Favourite Friends
Recently, Facebook introduced a new sidebar for chat. Now, despite how you feel about Facebook’s constant changes, I’m interested in something else. Zuckerberg’s design choices are a conversation for a different day.
Try this. Shrink your Facebook window vertically and you might notice something. There are less people in your contact list! Of course, that isn’t much of a surprise, but look closer. Your favourite friends remain, while the ones you don’t like so much are kicked out due to lack of vertical real estate.
I’m sure Facebook isn’t always right at calculating this, and you might see one or two strange people remain even when there are only 10 contacts on the list. But it’s kind of creepy knowing they are even attempting to do this type of calculation in their algorithms.
Is this useful? Perhaps, it certainly does make it easier to connect with people you are more likely to connect with. Will the average person notice it? I’m not sure, it’s done so quietly and subtly that we’ll just click the friend we want to talk to and not worry about it, since all our favourite people will always be there.

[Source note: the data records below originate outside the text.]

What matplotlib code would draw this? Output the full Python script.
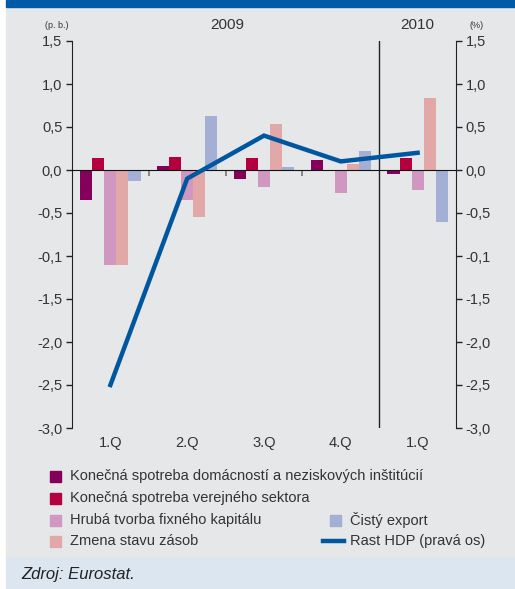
import numpy as np
import matplotlib
matplotlib.use('Agg')
import matplotlib.pyplot as plt
from matplotlib.patches import Rectangle
from matplotlib.lines import Line2D

plt.rcParams['font.family'] = ['Liberation Sans Narrow', 'Liberation Sans', 'DejaVu Sans']

# data
quarters = ['1.Q', '2.Q', '3.Q', '4.Q', '1.Q']
years = ['2009', '2010']
series = ['Konečná spotreba domácností a neziskových inštitúcií',
          'Konečná spotreba verejného sektora',
          'Hrubá tvorba fixného kapitálu',
          'Zmena stavu zásob',
          'Čistý export']
households = [-0.35, 0.05, -0.11, 0.12, -0.05]
government = [0.14, 0.155, 0.14, 0.0, 0.14]
fixed_capital = [-1.10, -0.35, -0.20, -0.27, -0.23]
inventories = [-1.11, -0.55, 0.54, 0.07, 0.84]
net_export = [-0.13, 0.63, 0.04, 0.22, -0.60]
gdp = [-2.5, -0.1, 0.4, 0.1, 0.2]
line_label = 'Rast HDP (pravá os)'
ytick_vals = [-3.0, -2.5, -2.0, -1.5, -1.0, -0.5, 0.0, 0.5, 1.0, 1.5]
ytick_labels = ['-3,0', '-2,5', '-2,0', '-1,5', '-0,1', '-0,5', '0,0', '0,5', '1,0', '1,5']

colors = ['#84005A', '#B5003F', '#D098C1', '#E2A7A7', '#A3AFD4']
line_color = '#00579F'
text_color = '#333333'

W, H = 515, 589
def fx(x):
    return x / W
def fy(y):
    return 1 - y / H

fig = plt.figure(figsize=(W / 100, H / 100), dpi=100, facecolor='white')
# background bands
fig.add_artist(Rectangle((fx(6), fy(558)), 1 - fx(6), (558 - 7) / H, transform=fig.transFigure,
                         color='#E6E7E9', zorder=0))
fig.add_artist(Rectangle((fx(6), fy(7)), 1 - fx(6), 7 / H, transform=fig.transFigure,
                         color='#005BA6', zorder=0))
fig.add_artist(Rectangle((fx(6), 0), 1 - fx(6), (H - 558) / H, transform=fig.transFigure,
                         color='#DCE6F1', zorder=0))

ax = fig.add_axes([fx(72), fy(428), (456 - 72) / W, (428 - 41) / H])
ax.set_facecolor('none')
x = np.arange(len(quarters))
w = 0.157
values = [households, government, fixed_capital, inventories, net_export]
for i, vals in enumerate(values):
    ax.bar(x + (i - 2) * w, vals, width=w, color=colors[i], zorder=2)

ax.set_xlim(-0.5, 4.5)
ax.set_ylim(-3.0, 1.5)
ax.set_yticks(ytick_vals)
ax.set_yticklabels(ytick_labels)
ax.tick_params(axis='y', direction='out', length=4, width=1, color='#222222',
               labelsize=10.5, labelcolor=text_color, pad=3)
for s in ['top', 'right']:
    ax.spines[s].set_visible(False)
ax.spines['left'].set_color('#222222')
ax.spines['bottom'].set_position(('data', 0))
ax.spines['bottom'].set_color('#111111')
ax.spines['bottom'].set_zorder(3)
ax.set_xticks([0.5, 1.5, 2.5])
ax.set_xticklabels([])
ax.tick_params(axis='x', direction='out', length=4, width=1.2, color='#777777')
ax.axvline(3.5, color='#222222', lw=1, zorder=1)

# category labels at bottom
sec = ax.secondary_xaxis('bottom')
sec.set_xticks(x)
sec.set_xticklabels(quarters)
sec.spines['bottom'].set_visible(False)
sec.tick_params(length=0, labelsize=10.5, labelcolor=text_color, pad=6)

ax2 = ax.twinx()
ax2.set_ylim(-3.0, 1.5)
ax2.set_yticks(ytick_vals)
ax2.set_yticklabels(ytick_labels)
ax2.tick_params(axis='y', direction='out', length=4, width=1, color='#222222',
                labelsize=10.5, labelcolor=text_color, pad=3)
for s in ['top', 'left', 'bottom']:
    ax2.spines[s].set_visible(False)
ax2.spines['right'].set_color('#222222')
ax2.plot(x, gdp, color=line_color, lw=3.2, solid_joinstyle='miter', zorder=4)

# header texts
fig.text(fx(227), fy(25), years[0], ha='center', va='center', fontsize=11, color=text_color)
fig.text(fx(417), fy(25), years[1], ha='center', va='center', fontsize=11, color=text_color)
fig.text(fx(57), fy(26), '(p. b.)', ha='center', va='center', fontsize=6.5, color=text_color)
fig.text(fx(477), fy(26), '(%)', ha='center', va='center', fontsize=6.5, color=text_color)

# legend
sq = 11
leg_pos = [(50, 476), (50, 498), (50, 520), (50, 541), (330, 520)]
for i, (lx, ly) in enumerate(leg_pos):
    fig.add_artist(Rectangle((fx(lx), fy(ly + sq / 2)), sq / W, sq / H,
                             transform=fig.transFigure, color=colors[i]))
    fig.text(fx(lx + 20), fy(ly), series[i], ha='left', va='center',
             fontsize=10.5, color=text_color)
fig.add_artist(Line2D([fx(323), fx(344)], [fy(541), fy(541)], transform=fig.transFigure,
                      color=line_color, lw=3.2))
fig.text(fx(350), fy(541), line_label, ha='left', va='center', fontsize=10.5, color=text_color)

fig.text(fx(21), fy(575), 'Zdroj: Eurostat.', ha='left', va='center', fontsize=12,
         style='italic', color='#222222')

fig.savefig('out.png', dpi=100, facecolor=fig.get_facecolor())
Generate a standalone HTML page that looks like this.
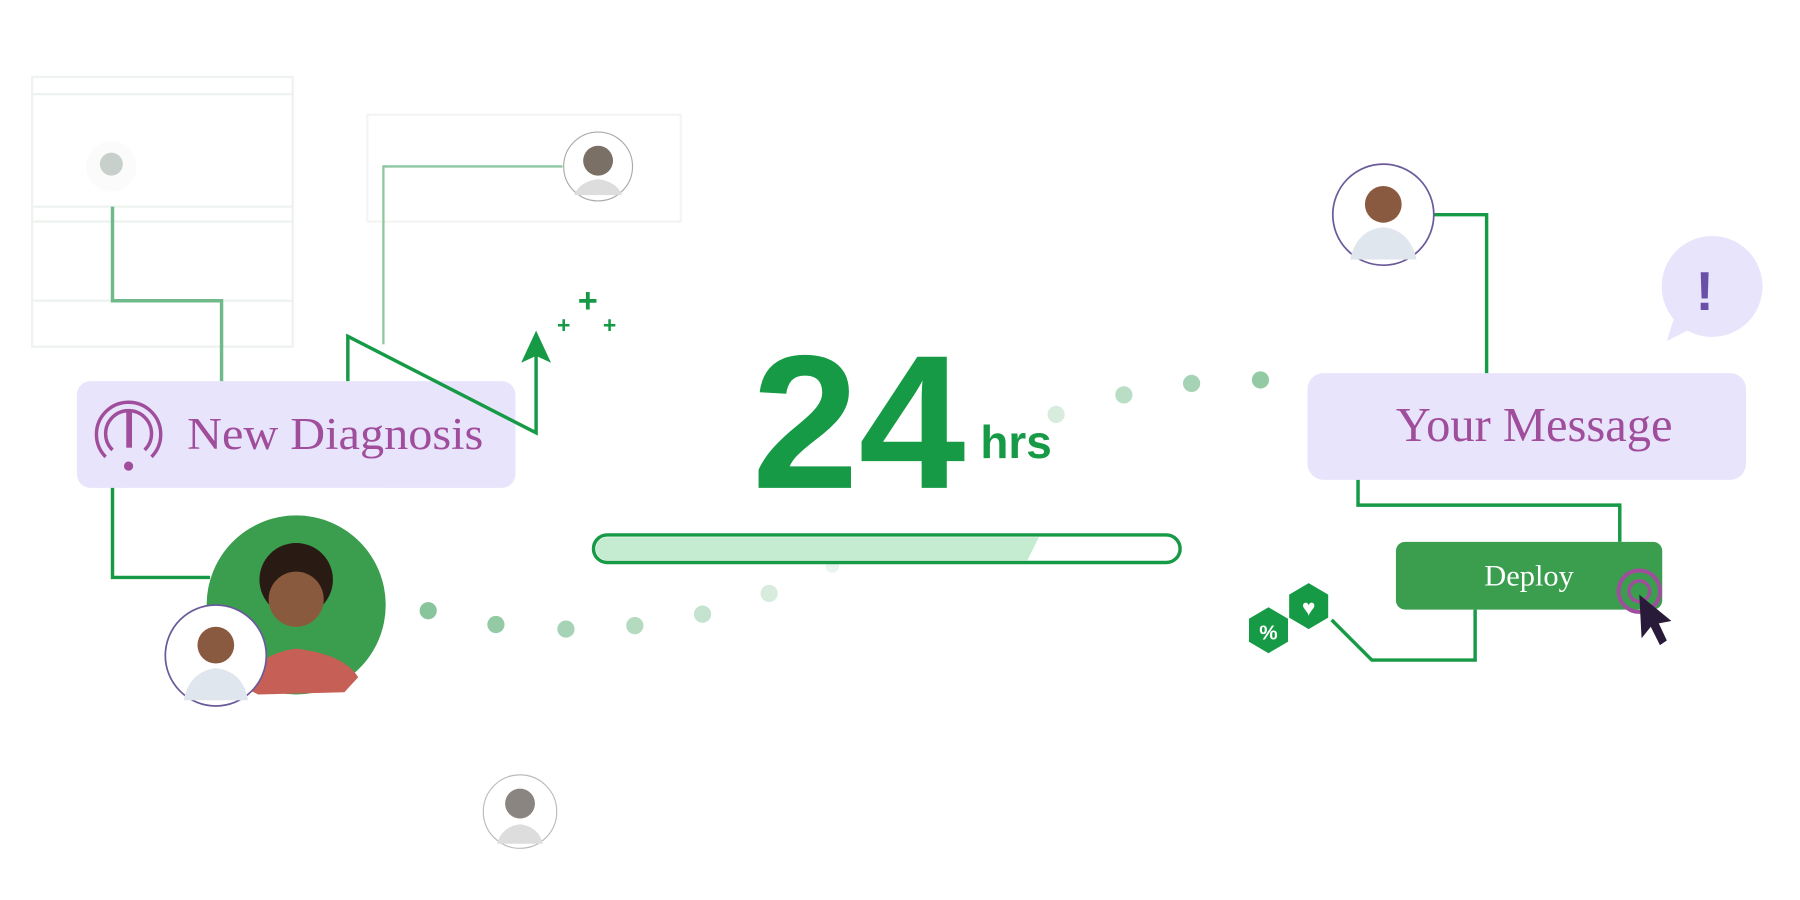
<!DOCTYPE html>
<html><head><meta charset="utf-8"><style>html,body{margin:0;padding:0;background:#fff}svg{display:block}</style></head>
<body>
<svg width="1800" height="900" viewBox="0 0 1568 784" xmlns="http://www.w3.org/2000/svg">
<!-- faint panels -->
<g fill="none" stroke="#eef3ef" stroke-width="2">
<rect x="28" y="67" width="227" height="235"/>
<line x1="28" y1="82" x2="255" y2="82"/><line x1="28" y1="180" x2="255" y2="180"/>
<line x1="28" y1="193" x2="255" y2="193"/><line x1="28" y1="262" x2="255" y2="262"/>
<rect x="320" y="100" width="273" height="93" stroke="#f3f5f3"/>
</g>
<!-- boxes first -->
<rect x="67" y="332" width="382" height="93" rx="12" fill="#e8e4fc"/>
<rect x="1139" y="325" width="382" height="93" rx="14" fill="#e8e4fc"/>
<!-- connectors -->
<g fill="none" stroke="#169a46" stroke-width="3">
<polyline points="98,425 98,503 183,503"/>
<polyline points="193,332 193,262 98,262 98,180" stroke="#6fb98a"/>
<polyline points="303,332 303,293 467,377 467,305"/>
<polyline points="334,300 334,145 490,145" stroke="#8cc79f" stroke-width="2"/>
<polyline points="1249,187 1295,187 1295,325"/>
<polyline points="1183,418 1183,440 1411,440 1411,472"/>
<polyline points="1285,531 1285,575 1195,575 1160,540"/>
</g>
<polygon points="467,288 454,316 467,310 480,316" fill="#169a46"/>
<g fill="#169a46" font-family="Liberation Sans, sans-serif" font-weight="bold">
<text x="512" y="272" font-size="30" text-anchor="middle">+</text>
<text x="491" y="290" font-size="20" text-anchor="middle">+</text>
<text x="531" y="290" font-size="20" text-anchor="middle">+</text>
</g>
<!-- New Diagnosis -->
<g fill="none" stroke="#a04e9b" stroke-width="3">
<path d="M98,392 A20,20 0 1 1 126,392"/>
<path d="M92,398 A28,28 0 1 1 132,398"/>
</g>
<rect x="110" y="358" width="5" height="32" fill="#a04e9b"/>
<circle cx="112" cy="406" r="4" fill="#a04e9b"/>
<text x="163" y="391" font-family="Liberation Serif, serif" font-size="40" fill="#a04e9b" textLength="258" lengthAdjust="spacingAndGlyphs">New Diagnosis</text>
<!-- woman & doctor -->
<circle cx="258" cy="527" r="78" fill="#3a9e4e"/>
<circle cx="258" cy="505" r="32" fill="#2a1a14"/>
<circle cx="258" cy="522" r="24" fill="#8a5a3e"/>
<path d="M215,600 Q220,570 258,565 Q300,570 312,590 L300,603 L225,605 Z" fill="#c65f55"/>
<circle cx="188" cy="571" r="44" fill="#fff" stroke="#6a5a9a" stroke-width="1.5"/>
<circle cx="188" cy="562" r="16" fill="#8a5a40"/>
<path d="M160,610 Q165,585 188,582 Q212,585 216,610 Z" fill="#dfe6ee"/>
<!-- other avatars -->
<circle cx="521" cy="145" r="30" fill="#fff" stroke="#aaa" stroke-width="1"/>
<circle cx="521" cy="140" r="13" fill="#7a7066"/>
<path d="M500,170 Q505,158 521,156 Q537,158 542,170 Z" fill="#ddd"/>
<circle cx="97" cy="145" r="22" fill="#fbfbfb"/>
<circle cx="97" cy="143" r="10" fill="#c8d0cc"/>
<circle cx="453" cy="707" r="32" fill="#fff" stroke="#bbb" stroke-width="1"/>
<circle cx="453" cy="700" r="13" fill="#8a8580"/>
<path d="M433,735 Q437,720 453,718 Q469,720 473,735 Z" fill="#ddd"/>
<circle cx="1205" cy="187" r="44" fill="#fff" stroke="#6a5a9a" stroke-width="1.5"/>
<circle cx="1205" cy="178" r="16" fill="#8a5a40"/>
<path d="M1176,226 Q1182,200 1205,198 Q1228,200 1234,226 Z" fill="#dfe6ee"/>
<!-- dots -->
<g fill="#3a9e5a">
<circle cx="373" cy="532" r="7.5" opacity=".6"/><circle cx="432" cy="544" r="7.5" opacity=".55"/>
<circle cx="493" cy="548" r="7.5" opacity=".45"/><circle cx="553" cy="545" r="7.5" opacity=".38"/>
<circle cx="612" cy="535" r="7.5" opacity=".3"/><circle cx="670" cy="517" r="7.5" opacity=".2"/>
<circle cx="725" cy="493" r="6" opacity=".1"/>
<circle cx="920" cy="361" r="7.5" opacity=".2"/><circle cx="979" cy="344" r="7.5" opacity=".35"/>
<circle cx="1038" cy="334" r="7.5" opacity=".45"/><circle cx="1098" cy="331" r="7.5" opacity=".55"/>
</g>
<!-- 24 hrs -->
<text x="655" y="425" font-family="Liberation Sans, sans-serif" font-weight="bold" font-size="166" fill="#169a46" textLength="186" lengthAdjust="spacingAndGlyphs">24</text>
<text x="854" y="399" font-family="Liberation Sans, sans-serif" font-weight="bold" font-size="40" fill="#169a46">hrs</text>
<rect x="517" y="466" width="511" height="24" rx="12" fill="#fff" stroke="#169a46" stroke-width="3"/>
<path d="M529,468 H905 L895,488 H529 A10,10 0 0 1 529,468 Z" fill="#c5ecd0"/>
<!-- right side -->
<path d="M1485,206 A44,44 0 1 1 1470,288 L1452,297 L1458,278 A44,44 0 0 1 1485,206 Z" fill="#e8e4fc"/>
<text x="1485" y="270" font-family="Liberation Sans, sans-serif" font-weight="bold" font-size="48" fill="#6a4fa8" text-anchor="middle">!</text>
<text x="1216" y="384" font-family="Liberation Serif, serif" font-size="42" fill="#a04e9b" textLength="241" lengthAdjust="spacingAndGlyphs">Your Message</text>
<rect x="1216" y="472" width="232" height="59" rx="8" fill="#3a9e4e"/>
<text x="1293" y="510" font-family="Liberation Serif, serif" font-size="26" fill="#fff" textLength="78" lengthAdjust="spacingAndGlyphs">Deploy</text>
<circle cx="1428" cy="515" r="18" fill="none" stroke="#a04e9b" stroke-width="3.5"/>
<circle cx="1428" cy="515" r="9" fill="none" stroke="#a04e9b" stroke-width="3"/>
<path d="M1428,518 L1430,556 L1438,546 L1446,562 L1452,558 L1445,543 L1456,541 Z" fill="#2a1a3a"/>
<polygon points="1140,508 1157,518 1157,538 1140,548 1123,538 1123,518" fill="#169a46"/>
<text x="1140" y="536" font-family="Liberation Sans, sans-serif" font-size="20" fill="#fff" text-anchor="middle">♥</text>
<polygon points="1105,529 1122,539 1122,559 1105,569 1088,559 1088,539" fill="#169a46"/>
<text x="1105" y="557" font-family="Liberation Sans, sans-serif" font-weight="bold" font-size="18" fill="#fff" text-anchor="middle">%</text>
</svg>
</body></html>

This shows just how complex Facebook is, how fast it’s evolving, how much data they have on us, and how oblivious we are starting to become to the scores of information we are uploading to the web every day.
Maybe we’ve always sort of assumed Zuckerberg would be up to this kind of data mining behind the scenes. I don’t know the implications this has on privacy law, or the benefits it has on society - probably little on both sides so far. But hopefully this makes you think twice. You shouldn’t take everything at face value, pun not intended.